**GOAL OF THE EXERCISE**
Exactly retype the lines from the top of the data through the line containing "100 ? 1.5 : 1.3);", leaving out every picture.

**DATA SECTION**

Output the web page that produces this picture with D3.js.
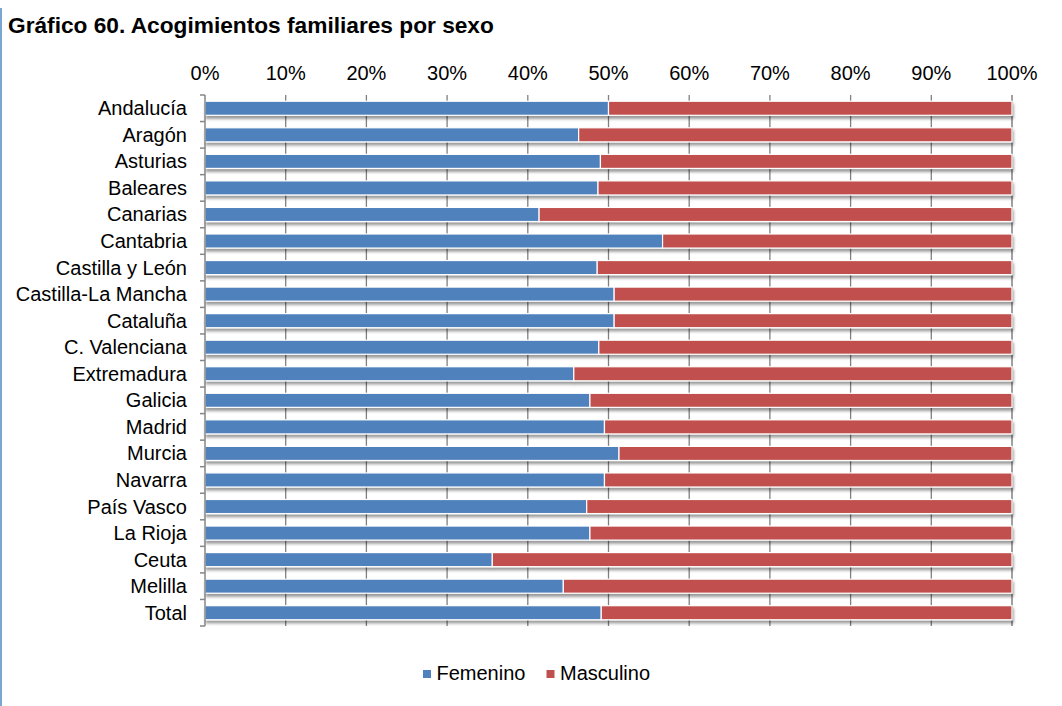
<!DOCTYPE html>
<html>
<head>
<meta charset="utf-8">
<script src="https://cdn.jsdelivr.net/npm/d3@7"></script>
<style>
  html, body { margin: 0; padding: 0; background: #fff; }
  svg { display: block; font-family: "Liberation Sans", Arial, sans-serif; }
</style>
</head>
<body>
<svg id="chart" width="1062" height="706"></svg>
<script>
const categories = ["Andalucía","Aragón","Asturias","Baleares","Canarias","Cantabria","Castilla y León","Castilla-La Mancha","Cataluña","C. Valenciana","Extremadura","Galicia","Madrid","Murcia","Navarra","País Vasco","La Rioja","Ceuta","Melilla","Total"];
const femenino = [50.0,46.3,49.0,48.7,41.4,56.7,48.6,50.7,50.7,48.8,45.7,47.7,49.5,51.3,49.5,47.3,47.7,35.6,44.4,49.1];
const masculino = femenino.map(v => 100 - v);
const seriesNames = ["Femenino","Masculino"];
const seriesColors = ["#4F81BD","#C0504D"];
const tickValues = [0,10,20,30,40,50,60,70,80,90,100];
const title = "Gráfico 60. Acogimientos familiares por sexo";

const svg = d3.select("#chart");
const pLeft = 205, pRight = 1012, pTop = 95, pBottom = 626;

const x = d3.scaleLinear().domain([0,100]).range([pLeft,pRight]);
const y = d3.scaleBand().domain(categories).range([pTop,pBottom]).paddingInner(0.47).paddingOuter(0.235);

// shadow filter
const defs = svg.append("defs");
const f = defs.append("filter").attr("id","sh").attr("x","-5%").attr("y","-50%").attr("width","110%").attr("height","250%");
f.append("feDropShadow").attr("dx",1).attr("dy",3).attr("stdDeviation",1.6).attr("flood-color","#000").attr("flood-opacity",0.4);

// left frame line
svg.append("line").attr("x1",1).attr("x2",1).attr("y1",8).attr("y2",706).attr("stroke","#7aa6d2").attr("stroke-width",2);

// title
svg.append("text").attr("x",8).attr("y",33).attr("font-size","22.7px").attr("font-weight","bold").attr("fill","#000").text(title);

// gridlines
svg.append("g").selectAll("line").data(tickValues.filter(d => d > 0)).join("line")
  .attr("x1",d => x(d)).attr("x2",d => x(d)).attr("y1",pTop).attr("y2",pBottom)
  .attr("stroke","#808080").attr("stroke-width",d => d === 100 ? 1.5 : 1.3);

// top axis labels
svg.append("g").selectAll("text").data(tickValues).join("text")
  .attr("x",d => x(d)).attr("y",79.5).attr("text-anchor","middle").attr("font-size","20px").attr("fill","#000")
  .text(d => d + "%");

// stacked bars
const stackData = categories.map((c,i) => ({cat:c, Femenino:femenino[i], Masculino:masculino[i]}));
const stack = d3.stack().keys(seriesNames)(stackData);
const gBars = svg.append("g").attr("filter","url(#sh)");
stack.forEach((s,si) => {
  gBars.append("g").selectAll("rect").data(s).join("rect")
    .attr("x",d => x(d[0])).attr("width",d => x(d[1]) - x(d[0]))
    .attr("y",d => y(d.data.cat)).attr("height",y.bandwidth())
    .attr("fill",seriesColors[si]).attr("stroke","#fff").attr("stroke-width",1.2);
});

// left axis
svg.append("line").attr("x1",pLeft).attr("x2",pLeft).attr("y1",pTop).attr("y2",pBottom).attr("stroke","#868686").attr("stroke-width",1.5);
const bounds = d3.range(categories.length + 1).map(i => pTop + i * (pBottom - pTop) / categories.length);
svg.append("g").selectAll("line").data(bounds).join("line")
  .attr("x1",pLeft - 5).attr("x2",pLeft).attr("y1",d => d).attr("y2",d => d)
  .attr("stroke","#868686").attr("stroke-width",1.5);

// category labels
svg.append("g").selectAll("text").data(categories).join("text")
  .attr("x",187).attr("y",d => y(d) + y.bandwidth()/2 + 7)
  .attr("text-anchor","end").attr("font-size","20px").attr("fill","#000").text(d => d);

// legend
const legendX = [423, 546.5];
const lg = svg.append("g");
seriesNames.forEach((n,i) => {
  lg.append("rect").attr("x",legendX[i]).attr("y",670).attr("width",8).attr("height",8).attr("fill",seriesColors[i]);
  lg.append("text").attr("x",legendX[i] + 13.5).attr("y",679.5).attr("font-size","20px").attr("fill","#000").text(n);
});
</script>
</body>
</html>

**SOLUTION FOR THIS EXERCISE**
Output the web page that produces this picture with D3.js.
<!DOCTYPE html>
<html>
<head>
<meta charset="utf-8">
<script src="https://cdn.jsdelivr.net/npm/d3@7"></script>
<style>
  html, body { margin: 0; padding: 0; background: #fff; }
  svg { display: block; font-family: "Liberation Sans", Arial, sans-serif; }
</style>
</head>
<body>
<svg id="chart" width="1062" height="706"></svg>
<script>
const categories = ["Andalucía","Aragón","Asturias","Baleares","Canarias","Cantabria","Castilla y León","Castilla-La Mancha","Cataluña","C. Valenciana","Extremadura","Galicia","Madrid","Murcia","Navarra","País Vasco","La Rioja","Ceuta","Melilla","Total"];
const femenino = [50.0,46.3,49.0,48.7,41.4,56.7,48.6,50.7,50.7,48.8,45.7,47.7,49.5,51.3,49.5,47.3,47.7,35.6,44.4,49.1];
const masculino = femenino.map(v => 100 - v);
const seriesNames = ["Femenino","Masculino"];
const seriesColors = ["#4F81BD","#C0504D"];
const tickValues = [0,10,20,30,40,50,60,70,80,90,100];
const title = "Gráfico 60. Acogimientos familiares por sexo";

const svg = d3.select("#chart");
const pLeft = 205, pRight = 1012, pTop = 95, pBottom = 626;

const x = d3.scaleLinear().domain([0,100]).range([pLeft,pRight]);
const y = d3.scaleBand().domain(categories).range([pTop,pBottom]).paddingInner(0.47).paddingOuter(0.235);

// shadow filter
const defs = svg.append("defs");
const f = defs.append("filter").attr("id","sh").attr("x","-5%").attr("y","-50%").attr("width","110%").attr("height","250%");
f.append("feDropShadow").attr("dx",1).attr("dy",3).attr("stdDeviation",1.6).attr("flood-color","#000").attr("flood-opacity",0.4);

// left frame line
svg.append("line").attr("x1",1).attr("x2",1).attr("y1",8).attr("y2",706).attr("stroke","#7aa6d2").attr("stroke-width",2);

// title
svg.append("text").attr("x",8).attr("y",33).attr("font-size","22.7px").attr("font-weight","bold").attr("fill","#000").text(title);

// gridlines
svg.append("g").selectAll("line").data(tickValues.filter(d => d > 0)).join("line")
  .attr("x1",d => x(d)).attr("x2",d => x(d)).attr("y1",pTop).attr("y2",pBottom)
  .attr("stroke","#808080").attr("stroke-width",d => d === 100 ? 1.5 : 1.3);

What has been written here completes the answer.